Disney for Grown-ups


Disney: of course it’s not just for children. Someone has to pay the way and play the grownup, right?

Well, sort of.

Jennifer Ramsey is no stranger to Walt Disney’s wonderful world of fantasy in Florida. She visited yearly with her family growing up (and still does!) Most of the year, she’s a Founder, Managing Partner, and Lead Designer at SOMMA Studios, LLC, in Portsmouth, which is why she can’t totally separate herself from that during vacation. And why would she want to? It makes life interesting.

Walt Disney World is 40 square miles of opportunity to craft your own vacation– as lazy or as active as you choose to make it. As a destination seen through the eyes of a designer, consider this, Walt Disney World is, at its base, a planned community. From a dream, its design and conception, this property has become known as Lake Buena Vista, Fla. It has its own zip code, its own municipality, utilities and amenities. It is, in a way, a very engaging story of community development.

So in brief, it’s not a theme park, it’s a carefully constructed series of events and experiences that take you away from your daily routine.

That aside, despite the fact that Walt Disney World is often and greatly associated with a place for kids, hundreds of thousands of adults choose to vacation there every year. Their entire staff (cast members, in this case) are incredibly well trained to provide the level of service an adult would expect at any 5 star resort. A good comparison would be to look at some of the best animated films. A great animated film is one that not only keeps the kids giggling but is also tied together by a ribbon of nuances that only adults understand, relate to and enjoy.

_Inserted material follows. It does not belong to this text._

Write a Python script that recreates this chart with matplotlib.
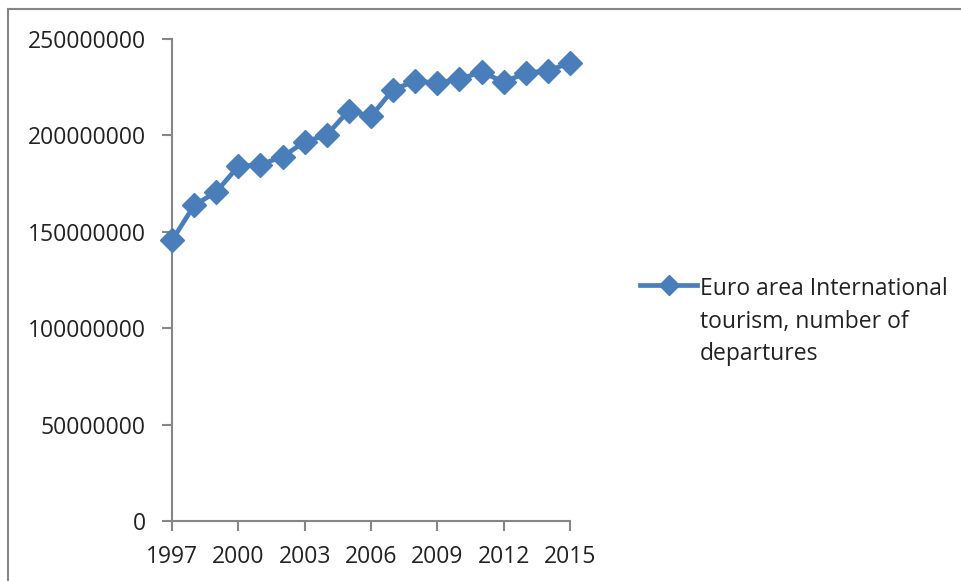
import matplotlib
matplotlib.use("Agg")
import matplotlib.pyplot as plt
from matplotlib.lines import Line2D

plt.rcParams["font.family"] = ["Open Sans", "DejaVu Sans"]

years = list(range(1997, 2016))
departures = [
    145.5e6, 163.7e6, 170.7e6, 184.0e6, 184.8e6, 189.0e6, 196.6e6,
    200.3e6, 212.9e6, 209.9e6, 223.8e6, 228.1e6, 227.3e6, 229.0e6,
    233.1e6, 227.6e6, 232.4e6, 233.5e6, 237.6e6,
]
series_label = "Euro area International\ntourism, number of\ndepartures"
xticks = [1997, 2000, 2003, 2006, 2009, 2012, 2015]
yticks = [0, 50000000, 100000000, 150000000, 200000000, 250000000]

LINE = "#4a7ebb"
AXIS = "#868686"
TEXT = "#222222"

W, H = 962, 581
fig = plt.figure(figsize=(W / 100, H / 100), dpi=100)
ax = fig.add_axes([172 / W, 1 - 521 / H, (570 - 172) / W, (521 - 39) / H])

ax.plot(years, departures, color=LINE, linewidth=3.4, marker="D",
        markersize=12.5, label=series_label, solid_joinstyle="round",
        clip_on=False, zorder=5)

ax.set_xlim(1997, 2015)
ax.set_ylim(0, 250000000)
ax.set_xticks(xticks)
ax.set_xticklabels([str(y) for y in xticks])
ax.set_yticks(yticks)
ax.set_yticklabels([str(v) for v in yticks])

for s in ["top", "right"]:
    ax.spines[s].set_visible(False)
for s in ["left", "bottom"]:
    ax.spines[s].set_color(AXIS)
    ax.spines[s].set_linewidth(1.5)
ax.tick_params(axis="both", colors=AXIS, width=1.5, length=7,
               labelcolor=TEXT, labelsize=16.5)
ax.tick_params(axis="y", pad=12)
ax.tick_params(axis="x", pad=10)

leg = fig.legend(loc="upper left", bbox_to_anchor=(640 / W, 1 - 277 / H),
                 frameon=False, fontsize=16.5, handlelength=2.5,
                 handletextpad=0.12, labelspacing=0.2, borderpad=0,
                 borderaxespad=0)
for t in leg.get_texts():
    t.set_color(TEXT)
    t.set_linespacing(1.48)
for h in leg.legend_handles:
    h.set_markersize(10.5)
# put the legend marker level with the first text line
for col in leg._legend_handle_box.get_children():
    for row in col.get_children():
        row.align = "top"

# outer chart border (top and left edges)
fig.add_artist(Line2D([8 / W, 8 / W], [0, 1 - 9 / H], color=AXIS, linewidth=1.5))
fig.add_artist(Line2D([8 / W, 1], [1 - 9 / H, 1 - 9 / H], color=AXIS, linewidth=1.5))

fig.savefig("out.png", dpi=100, facecolor="white")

Disney movies are among the top to fit this bill and their resort properties meet that same bar.

And in case you wonder how California differs from Florida, or vice versa, Jen knows. Disneyland may have been Walt’s first foray into creating a family experience-an escape, but he truly executed his dream a Walt Disney World. It was an idea born of needing space and specific terrain to craft the environment. Florida provided these things.

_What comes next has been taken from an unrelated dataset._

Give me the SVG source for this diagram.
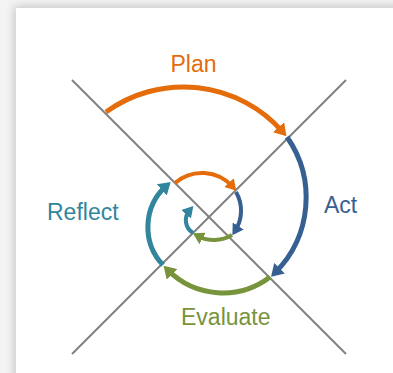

And how has the Disney landscape changed from the vantage point of a 10-year-old from as a grown woman? I think it’s having a more complete understanding of what goes into making something this vast, this comprehensive work seamlessly on a daily basis. I’m sure an a youngster I never thought about those things. But now as an adult, and as a design professional, who has to consider everything from the buildings massing in context to trash removal, I see the entire production through new eyes. It’s a different kind of awe.

Well, then, do you incorporate any Disneyesque philosophies in your life or in your work? We always consider the stage we are creating. Design is creating the backdrop for life to happen; experiences to be had, memories made. It’s all of ‘this stuff’ that surrounds us. It’s there you take it for granted generally, but every once in awhile it strikes you.

How does one look at Disney with an architect’s eye? There are these terms that people throw around, including myself, most often with a negative connotation. Disneyfication or Disneyfy. The reference is toward any large development, a trivial tourist haven, something bogus and culturally imposed or a fakery. It certainly has its place and when used properly can drive home a point. However, I see a story in the buildings of Disney. Walt was an artist at heart. He could draw cartoons and imbue them with such life you could almost hear it coming off the page. He was a storyteller. It’s the oldest form of art. We drew on cave walls to explain ourselves. I think what has been done at Walt Disney World is another form of the same. I will never live in the Victorian era, or experience the Atlantic City Boardwalk, but I can walk into a building, hear the music of the era, see ornate details, colors and textures and get a sense of what that could have been like.

This one might be easy: What do you think are the most important tenets of Disney World design? Creativity and imagination. They have a mission statement, ‘To make people happy’. I think they achieve that by never letting an idea reside in the impossible.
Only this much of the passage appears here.